During the third quarter, indications of the creation of upward pressures on prices became evident, and these increased in number and strength in the last quarter. The NIS depreciated, and there were signs of continued rapid growth, which if it persisted would narrow the output gap and thus serve to raise inflation. Although inflation expectations and forecasts were close to the middle of the target range, they incorporated expectations that a rise in the interest rate was getting closer and closer, and the extent of the expected rise kept increasing. The probability of a rise in global inflation also increased due to the rise in energy and commodity prices. These developments supported a hike in the interest rate, and at the end of the year it stood at 4.5 percent.

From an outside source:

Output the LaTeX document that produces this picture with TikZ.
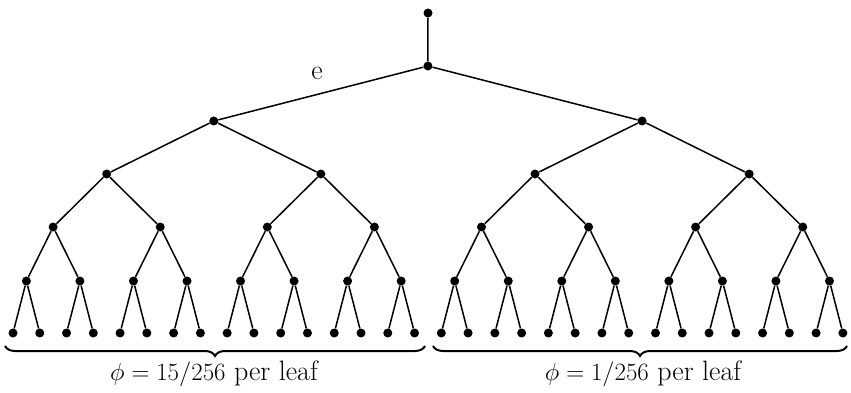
\documentclass[tikz,border=0pt]{standalone}
\usetikzlibrary{decorations.pathreplacing}
\begin{document}
\begin{tikzpicture}[x=1pt,y=-1pt,
  dot/.style={circle,fill=black,draw=none,inner sep=0pt,minimum size=9pt},
  edge/.style={line width=1.5pt},
  lbl/.style={font=\fontsize{28}{33}\selectfont,inner sep=0pt},
  brc/.style={line width=2pt,decorate,decoration={brace,mirror,amplitude=10pt}}]
\useasboundingbox (0,0) rectangle (851,393);
\foreach \d/\yy in {1/66,2/121,3/174,4/227,5/281,6/333} {
  \pgfmathtruncatemacro\n{2^(\d-1)-1}
  \pgfmathsetmacro\g{2^(6-\d)}
  \foreach \j in {0,...,\n} {
    \pgfmathsetmacro\xx{13+(\g*\j+(\g-1)/2)*26.77}
    \node[dot] (n\d-\j) at (\xx,\yy) {};
  }
}
\node[dot] (top) at (428,13) {};
\draw[edge] (top) -- (n1-0);
\foreach \d in {2,...,6} {
  \pgfmathtruncatemacro\n{2^(\d-1)-1}
  \pgfmathtruncatemacro\p{\d-1}
  \foreach \j in {0,...,\n} {
    \pgfmathtruncatemacro\q{floor(\j/2)}
    \draw[edge] (n\p-\q) -- (n\d-\j);
  }
}
\node[lbl] (e) at (317,73) {e};
\coordinate (bl1) at (5,346);
\coordinate (bl2) at (425,346);
\coordinate (br1) at (433,346);
\coordinate (br2) at (847,346);
\draw[brc] (bl1) -- (bl2);
\draw[brc] (br1) -- (br2);
\node[lbl] (phl) at (214,374) {$\phi = 15/256$ per leaf};
\node[lbl] (phr) at (643,374) {$\phi = 1/256$ per leaf};
\end{tikzpicture}
\end{document}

The economy's continued recovery from the recession, expressed in strong growth for the third consecutive year, was reflected by prices: companies did not absorb increased production costs and maintained a high level of profitability. There was a certain increase in wages during the year, but as it was a modest one, it had no particular upward effect on inflation.
In 2005 fiscal policy supported economic and price stability through the moderate increase in government expenditure while keeping the deficit level.
The change in the NIS/$ exchange rate during the period reviewed was partly due to global exchange-rate trends and capital flows to emerging markets. The exchange rate was also affected by several domestic factors, some of which acted to weaken the NIS, and others, to strengthen it. The forces serving to weaken the NIS included the narrowing of the interest-rate differential, and the equalization of tax rates on domestic investment and investment abroad, which encouraged the export of capital by Israelis. The main factors acting to strengthen the NIS were the surplus in the balance of payments current account, privatization, and the attractiveness of investment in Israeli high-tech industries, which encouraged continued nonresident direct investments in Israeli companies.
The Inflation Report shows that based on macroeconomic models as well as inflation expectations derived from the capital market, including those of private forecasters, it may be assessed that against the background of continued economic growth, rises in the level of interest rates around the world, and a rise in oil prices, inflationary pressures in Israel will build up. Some further rise in interest may thus be required during the year, in order to maintain price stability within the framework of the inflation target.
The Bank of Israel will continue to monitor the situation and examine, month by month, whether it is necessary to change the interest rate.